DEMONOID is a Mexican / USA co-production that was directed by Alfredo Zacarias in 1979 but not released until 1981.  It stars Samantha Eggar, Stuart Whitman and Roy Jenson. The plot doesn't make a huge amount of sense but essentially it's about the disembodied hand of an ancient Mexican demon that comes to life and takes control over any being unfortunate to cross its path.  What its objective is remains unclear but there you go - it's that sort of film.

Don't worry, this is DEMONOID under its alternative title.


I hate to judge a book by its cover but as soon as you see the name Stuart Whitman crop up you can be pretty sure you're about to see a tired, derivative and low quality genre movie.  A pretty big star back in the day, by the late 1970s unfortunately for him, and us, he was an actor on the slide.  He mainly made guest appearances in US TV shows; the only lead parts he was offered were in cruddy genre movies that probably needed a star name, albeit a fading one, to greenlight the project.

Samantha Eggar as Jennifer Baines

Stuart Whitman as Father Cunningham


It's left to Samantha Eggar to do the heavy lifting here.  A talented actress, she's wasted in films like this but nevertheless gives a committed performance and is the best thing about the whole sorry enterprise.  You can only feel sympathy for her when she's reduced to thrashing around clutching a fake hand to her neck.
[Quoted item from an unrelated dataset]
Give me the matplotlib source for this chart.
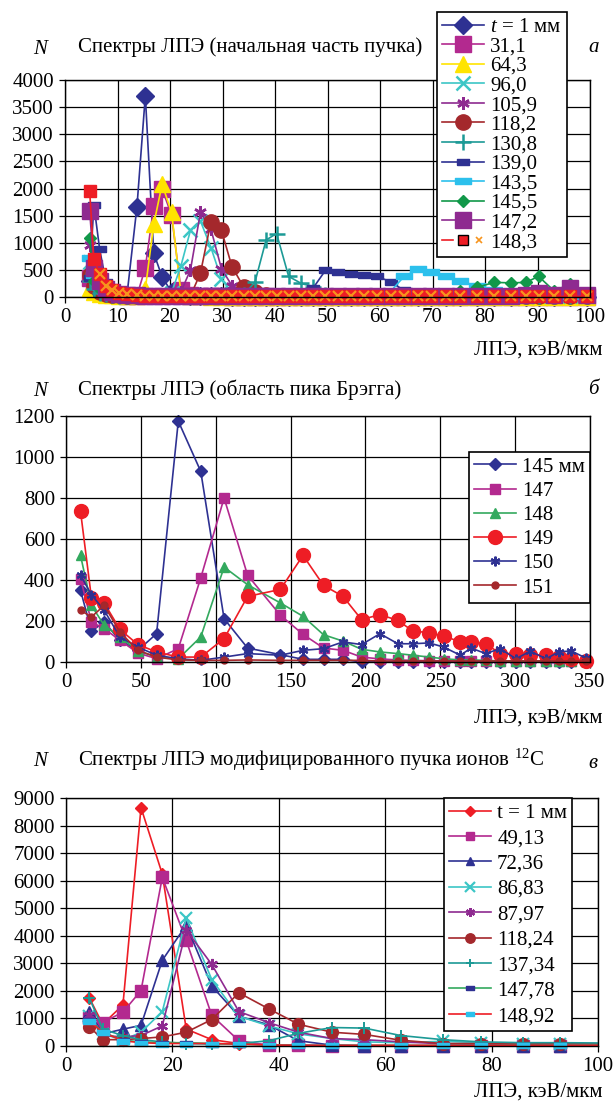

Whitman, on the other hand, sleepwalks and mumbles his way through his part - as a priest! - and looks totally uninterested.  Which he may well have been and as understandable as that might have been, given the material, to communicate such disinterest so plainly is unforgivable.

The underground temple to the Mexican god of fake plastic hands...


... speak of the devil and he shall appear.


I've said before that one rule horror film-makers need to learn is that cats are not frightening.  Well the second rule they need to learn is that disembodied hands are not frightening.  In fact, I'd go so far as to say that disembodied hands are laughable.

One final point worth noting is the presence in the cast of Haji, star of several Russ Meyer movies, although I must confess I didn't spot her and wasn't aware of her involvement until looking up the film on the net afterwards.  She has a very small role as the blowsy moll of a mobster type.